Tips for Forming Effective Product Teams in Scrum
As the product team is meant to be a proper team, a group of people who work towards shared goals and who trust and support each other, you should carefully setup and guide such a team. The following six tips will help you with this.
- Organise around a product. A product team is best formed around a product . This supports a product-led approach, and it makes it more likely that the team has the necessary autonomy to effectively progress the product.
- Form the product team early on, ideally when you are about to carry out the initial product strategy work for a new product. The team members should stay together for an extended period, preferably for the entire product life cycle. This creates stability and continuity. It allows people to get to know each other, build trust, and work together effectively; and it avoids costly handoffs and loss of knowledge.
- Bring the members together on a regular basis, be it online or onsite.
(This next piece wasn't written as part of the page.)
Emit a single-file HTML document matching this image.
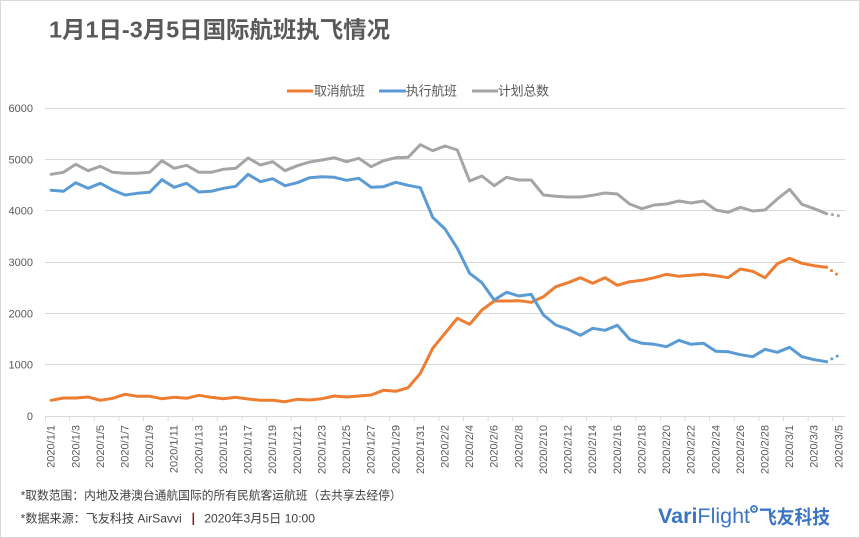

Invite the individuals to product strategy review meetings and sprint reviews. This ensures that the members are involved in strategic and tactical product decisions and have a holistic understanding of how the product is evolving.
- Invest in team building. This does not necessarily have to involve big days out. Having coffee or lunch together and checking-in at the beginning of meetings can be effective ways to help people get to know each other. Without sufficient trust, people will struggle to work together well.
- Align the product team members through shared goals. Use a product vision; a product strategy with user needs and business goals; and a product roadmap with product goals (aka. outcomes). Involve the team members in setting, reviewing, and adapting the plans and goals. Finally, don’t forget to hold people accountable for meeting them, assuming that they have agreed to them.
- Ask the Scrum Master to support you. This includes facilitating joint meetings and helping you address issues that might arise such as disagreements and conflicts.
Product Teams in Scaled Environments
If you work on a large product that is developed by several teams, you can form a product team by involving representatives from each development team as well as the other product people who manage the product together with you. Figure 2 illustrates this approach.
The product team in Figure 2 includes two feature owners and representatives from the development teams in addition to the overall product owner, stakeholders, and Scrum Master. As a rule of thumb, involve two people from each dev team who are nominated by their peers. This avoids the risk that the product team grows too big and that working together and practising collaborative decision-making becomes too challenging.
If you find that you still end up with a product team that is significantly larger than twelve people, then investigate if all stakeholders on the team are truly players and if there is an opportunity to de-scale, to reduce the size of the product and the corresponding product team, for example, by unbundling features or creating product variants, which are techniques that I explain in my book Strategize.